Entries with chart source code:
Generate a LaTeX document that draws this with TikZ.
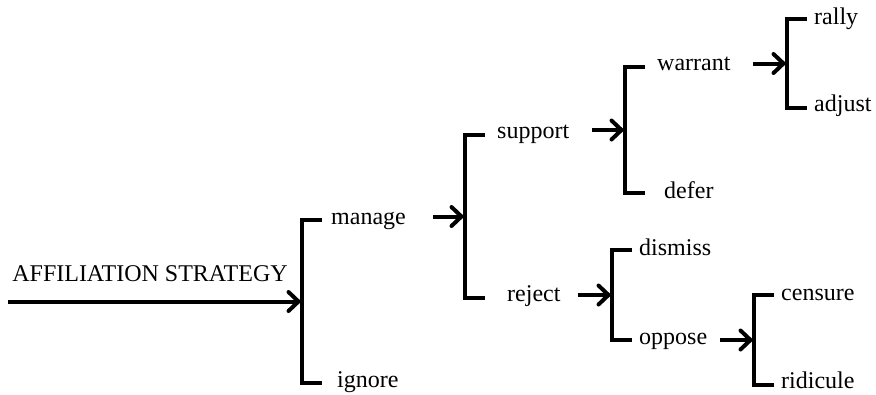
\documentclass[tikz,border=0pt]{standalone}
\usepackage{fontspec}
\setmainfont{Liberation Serif}
\usetikzlibrary{arrows.meta}

\begin{document}
\begin{tikzpicture}[
		x=1pt, y=-1pt,
		font=\fontsize{24}{28}\selectfont,
		lbl/.style={anchor=west, inner sep=0pt, text height=1ex, text depth=0pt, yshift=-3.5pt},
		bracket/.style={line width=3.5pt},
		arr/.style={line width=4pt, -{Straight Barb[length=10pt,width=19pt,round]}, shorten >=1.5pt}
	]
	\useasboundingbox (0,0) rectangle (876,394);
	% brackets: name/x/top/bottom
	\foreach \n/\x/\t/\b in {b1/302/220/383, b2/465/135/298, b3/625/67/193,
			b4/787/19/108, b5/612/250/340, b6/754/295/385}{
			\coordinate (\n) at (\x,{(\t+\b)/2});
			\draw[bracket] (\x+20,\t) -| (\n) |- (\x+20,\b);
		}
	% root
	\node[anchor=base] (title) at (150,281) {AFFILIATION STRATEGY};
	\coordinate (start) at (8,301.5);
	\draw[arr] (start) -- (b1);
	% labels
	\node[lbl] (manage) at (331,219) {manage};
	\node[lbl] (ignore) at (337,382) {ignore};
	\node[lbl] (support) at (497,133) {support};
	\node[lbl] (reject) at (507,296) {reject};
	\node[lbl] (warrant) at (657,65) {warrant};
	\node[lbl] (defer) at (664,193) {defer};
	\node[lbl] (rally) at (814,19) {rally};
	\node[lbl] (adjust) at (814,106) {adjust};
	\node[lbl] (dismiss) at (639,250) {dismiss};
	\node[lbl] (oppose) at (639,339) {oppose};
	\node[lbl] (censure) at (781,295) {censure};
	\node[lbl] (ridicule) at (781,383) {ridicule};
	% arrows between levels
	\coordinate (s2) at (433,216.5);
	\coordinate (s3) at (592,130);
	\coordinate (s4) at (753,63.5);
	\coordinate (s5) at (578,295);
	\coordinate (s6) at (720,340);
	\foreach \s/\b in {s2/b2, s3/b3, s4/b4, s5/b5, s6/b6}
	\draw[arr] (\s) -- (\b);
\end{tikzpicture}
\end{document}
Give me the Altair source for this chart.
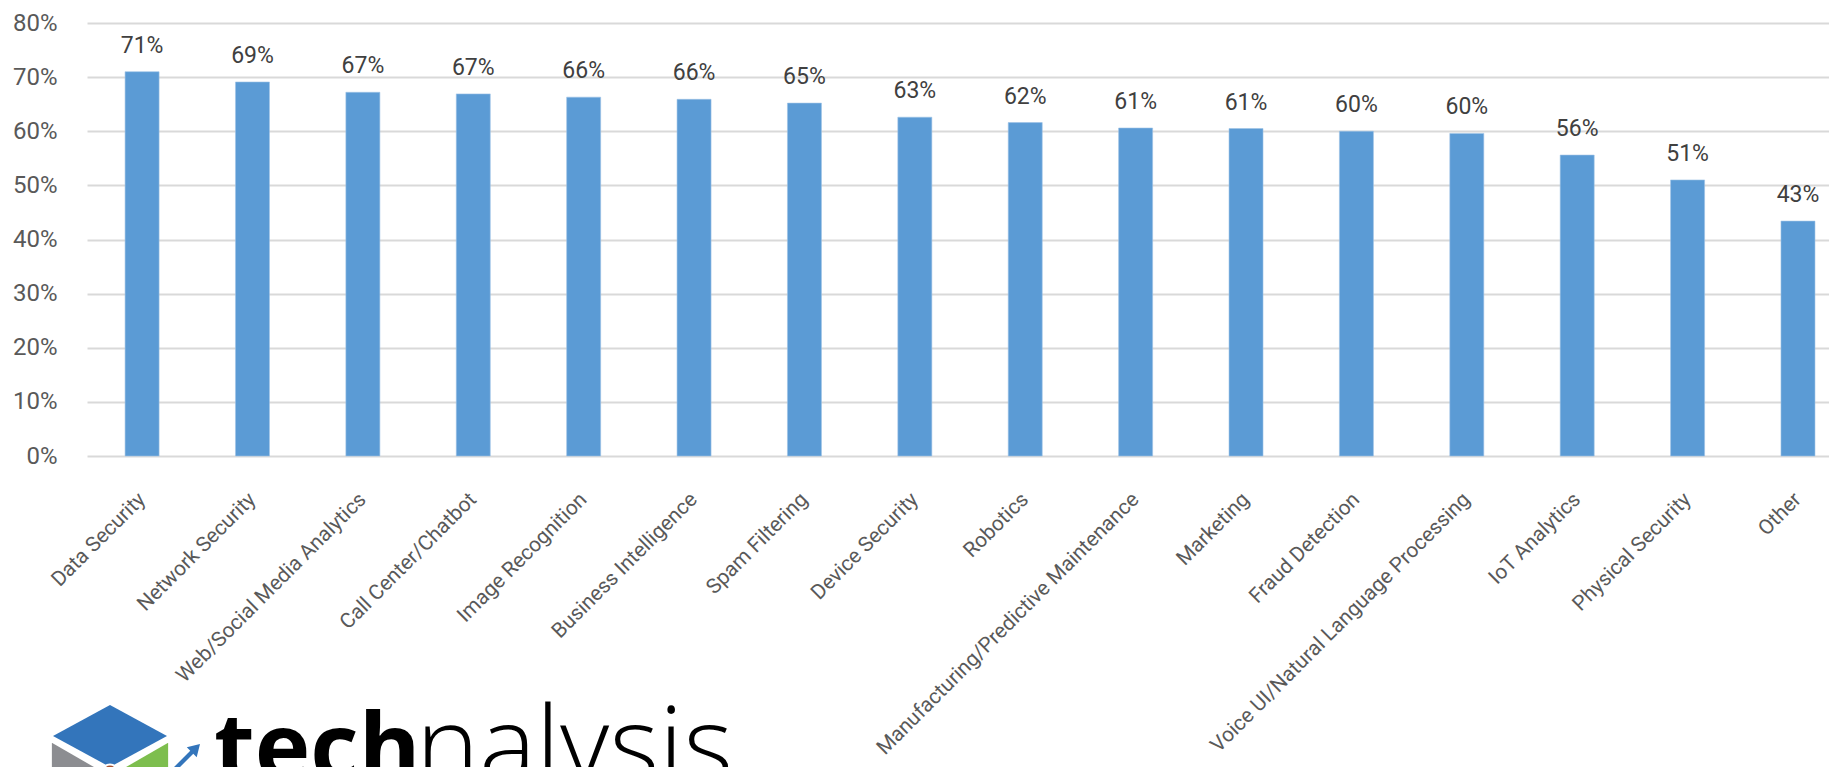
import altair as alt
import pandas as pd

categories = [
    "Data Security", "Network Security", "Web/Social Media Analytics",
    "Call Center/Chatbot", "Image Recognition", "Business Intelligence",
    "Spam Filtering", "Device Security", "Robotics",
    "Manufacturing/Predictive Maintenance", "Marketing", "Fraud Detection",
    "Voice UI/Natural Language Processing", "IoT Analytics",
    "Physical Security", "Other",
]
values = [0.710, 0.691, 0.672, 0.669, 0.663, 0.659, 0.652, 0.626, 0.616,
          0.606, 0.605, 0.600, 0.596, 0.556, 0.510, 0.434]
y_ticks = [0, 0.1, 0.2, 0.3, 0.4, 0.5, 0.6, 0.7, 0.8]

FONT = "Roboto"

df = pd.DataFrame({"cat": categories, "val": values})

xenc = alt.X(
    "cat:N", sort=None, title=None,
    scale=alt.Scale(paddingInner=0.692, paddingOuter=0.236, align=0.731),
    axis=alt.Axis(labelAngle=-45, labelAlign="right", labelBaseline="top",
                  labelPadding=33, labelOffset=-7, ticks=False, tickSize=0,
                  domain=False, labelFont=FONT, labelFontSize=20.8,
                  labelColor="#595959", labelLimit=1000, labelOverlap=False),
)
yenc = alt.Y(
    "val:Q", title=None,
    scale=alt.Scale(domain=[0, 0.8], nice=False),
    axis=alt.Axis(values=y_ticks, format=".0%", ticks=False, tickSize=0,
                  domain=False, grid=True, gridColor="#d9d9d9", gridWidth=2,
                  labelPadding=30, labelFont=FONT, labelFontSize=24,
                  labelColor="#595959"),
)

base = alt.Chart(df)
bars = base.mark_bar(color="#5B9BD5", stroke="#9DC3E6", strokeWidth=0.6).encode(x=xenc, y=yenc)
labels = base.mark_text(baseline="alphabetic", dy=-19, font=FONT, fontSize=23,
                        color="#404040").encode(
    x=alt.X("cat:N", sort=None),
    y=alt.Y("val:Q"),
    text=alt.Text("val:Q", format=".0%"),
)

# logo (decoration)
one = pd.DataFrame({"tech": ["tech"], "rest": ["nalysis"]})
logo_base = alt.Chart(one)
diamond = logo_base.mark_point(
    shape="M-1,0L0,-0.544L1,0L0,0.544Z", filled=True, color="#3375BB",
    size=12996, opacity=1, strokeWidth=0).encode(x=alt.value(23), y=alt.value(713))
gray = logo_base.mark_point(
    shape="M-1.02,0.12L-0.08,0.66L-0.08,1.2L-1.02,0.7Z", filled=True,
    color="#8C8D91", size=12996, opacity=1, strokeWidth=0).encode(x=alt.value(23), y=alt.value(713))
green = logo_base.mark_point(
    shape="M0.08,0.66L1.02,0.12L1.02,0.7L0.08,1.2Z", filled=True,
    color="#7DBE4E", size=12996, opacity=1, strokeWidth=0).encode(x=alt.value(23), y=alt.value(713))
dot = logo_base.mark_point(shape="circle", filled=True, color="#A9522F",
                           size=220, opacity=1, stroke="white", strokeWidth=2).encode(
    x=alt.value(23), y=alt.value(749))
arrow = logo_base.mark_point(
    shape="M-1,0.8L0.35,-0.55L0.12,-0.78L1,-1L0.78,-0.12L0.55,-0.35L-0.8,1Z",
    filled=True, color="#3375BB", size=900, opacity=1, strokeWidth=0).encode(
    x=alt.value(98), y=alt.value(736))
tech = logo_base.mark_text(align="left", baseline="alphabetic", font="Open Sans",
                           fontWeight="bold", fontSize=94, color="#000000").encode(
    x=alt.value(127), y=alt.value(757), text="tech:N")
rest = logo_base.mark_text(align="left", baseline="alphabetic", font="Open Sans",
                           fontWeight=300, fontSize=107, color="#000000").encode(
    x=alt.value(329), y=alt.value(760), text="rest:N")

chart = alt.layer(bars, labels, gray, green, diamond, dot, arrow, tech, rest).properties(
    width=1742, height=433,
    autosize=alt.AutoSizeParams(type="none"),
    padding={"left": 79, "top": 15, "right": 0, "bottom": 311},
    background="white",
).configure_view(stroke=None)

chart.save("out.html", embed_options={"renderer": "svg", "actions": False})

▶ What to do
Using the material above, return every line exactly as it appears, minus the pictures.

▶ Reply to the task
Generate a LaTeX document that draws this with TikZ.
\documentclass[tikz,border=0pt]{standalone}
\usepackage{fontspec}
\setmainfont{Liberation Serif}
\usetikzlibrary{arrows.meta}

\begin{document}
\begin{tikzpicture}[
		x=1pt, y=-1pt,
		font=\fontsize{24}{28}\selectfont,
		lbl/.style={anchor=west, inner sep=0pt, text height=1ex, text depth=0pt, yshift=-3.5pt},
		bracket/.style={line width=3.5pt},
		arr/.style={line width=4pt, -{Straight Barb[length=10pt,width=19pt,round]}, shorten >=1.5pt}
	]
	\useasboundingbox (0,0) rectangle (876,394);
	% brackets: name/x/top/bottom
	\foreach \n/\x/\t/\b in {b1/302/220/383, b2/465/135/298, b3/625/67/193,
			b4/787/19/108, b5/612/250/340, b6/754/295/385}{
			\coordinate (\n) at (\x,{(\t+\b)/2});
			\draw[bracket] (\x+20,\t) -| (\n) |- (\x+20,\b);
		}
	% root
	\node[anchor=base] (title) at (150,281) {AFFILIATION STRATEGY};
	\coordinate (start) at (8,301.5);
	\draw[arr] (start) -- (b1);
	% labels
	\node[lbl] (manage) at (331,219) {manage};
	\node[lbl] (ignore) at (337,382) {ignore};
	\node[lbl] (support) at (497,133) {support};
	\node[lbl] (reject) at (507,296) {reject};
	\node[lbl] (warrant) at (657,65) {warrant};
	\node[lbl] (defer) at (664,193) {defer};
	\node[lbl] (rally) at (814,19) {rally};
	\node[lbl] (adjust) at (814,106) {adjust};
	\node[lbl] (dismiss) at (639,250) {dismiss};
	\node[lbl] (oppose) at (639,339) {oppose};
	\node[lbl] (censure) at (781,295) {censure};
	\node[lbl] (ridicule) at (781,383) {ridicule};
	% arrows between levels
	\coordinate (s2) at (433,216.5);
	\coordinate (s3) at (592,130);
	\coordinate (s4) at (753,63.5);
	\coordinate (s5) at (578,295);
	\coordinate (s6) at (720,340);
	\foreach \s/\b in {s2/b2, s3/b3, s4/b4, s5/b5, s6/b6}
	\draw[arr] (\s) -- (\b);
\end{tikzpicture}
\end{document}
Give me the Altair source for this chart.
import altair as alt
import pandas as pd

categories = [
    "Data Security", "Network Security", "Web/Social Media Analytics",
    "Call Center/Chatbot", "Image Recognition", "Business Intelligence",
    "Spam Filtering", "Device Security", "Robotics",
    "Manufacturing/Predictive Maintenance", "Marketing", "Fraud Detection",
    "Voice UI/Natural Language Processing", "IoT Analytics",
    "Physical Security", "Other",
]
values = [0.710, 0.691, 0.672, 0.669, 0.663, 0.659, 0.652, 0.626, 0.616,
          0.606, 0.605, 0.600, 0.596, 0.556, 0.510, 0.434]
y_ticks = [0, 0.1, 0.2, 0.3, 0.4, 0.5, 0.6, 0.7, 0.8]

FONT = "Roboto"

df = pd.DataFrame({"cat": categories, "val": values})

xenc = alt.X(
    "cat:N", sort=None, title=None,
    scale=alt.Scale(paddingInner=0.692, paddingOuter=0.236, align=0.731),
    axis=alt.Axis(labelAngle=-45, labelAlign="right", labelBaseline="top",
                  labelPadding=33, labelOffset=-7, ticks=False, tickSize=0,
                  domain=False, labelFont=FONT, labelFontSize=20.8,
                  labelColor="#595959", labelLimit=1000, labelOverlap=False),
)
yenc = alt.Y(
    "val:Q", title=None,
    scale=alt.Scale(domain=[0, 0.8], nice=False),
    axis=alt.Axis(values=y_ticks, format=".0%", ticks=False, tickSize=0,
                  domain=False, grid=True, gridColor="#d9d9d9", gridWidth=2,
                  labelPadding=30, labelFont=FONT, labelFontSize=24,
                  labelColor="#595959"),
)

base = alt.Chart(df)
bars = base.mark_bar(color="#5B9BD5", stroke="#9DC3E6", strokeWidth=0.6).encode(x=xenc, y=yenc)
labels = base.mark_text(baseline="alphabetic", dy=-19, font=FONT, fontSize=23,
                        color="#404040").encode(
    x=alt.X("cat:N", sort=None),
    y=alt.Y("val:Q"),
    text=alt.Text("val:Q", format=".0%"),
)

# logo (decoration)
one = pd.DataFrame({"tech": ["tech"], "rest": ["nalysis"]})
logo_base = alt.Chart(one)
diamond = logo_base.mark_point(
    shape="M-1,0L0,-0.544L1,0L0,0.544Z", filled=True, color="#3375BB",
    size=12996, opacity=1, strokeWidth=0).encode(x=alt.value(23), y=alt.value(713))
gray = logo_base.mark_point(
    shape="M-1.02,0.12L-0.08,0.66L-0.08,1.2L-1.02,0.7Z", filled=True,
    color="#8C8D91", size=12996, opacity=1, strokeWidth=0).encode(x=alt.value(23), y=alt.value(713))
green = logo_base.mark_point(
    shape="M0.08,0.66L1.02,0.12L1.02,0.7L0.08,1.2Z", filled=True,
    color="#7DBE4E", size=12996, opacity=1, strokeWidth=0).encode(x=alt.value(23), y=alt.value(713))
dot = logo_base.mark_point(shape="circle", filled=True, color="#A9522F",
                           size=220, opacity=1, stroke="white", strokeWidth=2).encode(
    x=alt.value(23), y=alt.value(749))
arrow = logo_base.mark_point(
    shape="M-1,0.8L0.35,-0.55L0.12,-0.78L1,-1L0.78,-0.12L0.55,-0.35L-0.8,1Z",
    filled=True, color="#3375BB", size=900, opacity=1, strokeWidth=0).encode(
    x=alt.value(98), y=alt.value(736))
tech = logo_base.mark_text(align="left", baseline="alphabetic", font="Open Sans",
                           fontWeight="bold", fontSize=94, color="#000000").encode(
    x=alt.value(127), y=alt.value(757), text="tech:N")
rest = logo_base.mark_text(align="left", baseline="alphabetic", font="Open Sans",
                           fontWeight=300, fontSize=107, color="#000000").encode(
    x=alt.value(329), y=alt.value(760), text="rest:N")

chart = alt.layer(bars, labels, gray, green, diamond, dot, arrow, tech, rest).properties(
    width=1742, height=433,
    autosize=alt.AutoSizeParams(type="none"),
    padding={"left": 79, "top": 15, "right": 0, "bottom": 311},
    background="white",
).configure_view(stroke=None)

chart.save("out.html", embed_options={"renderer": "svg", "actions": False})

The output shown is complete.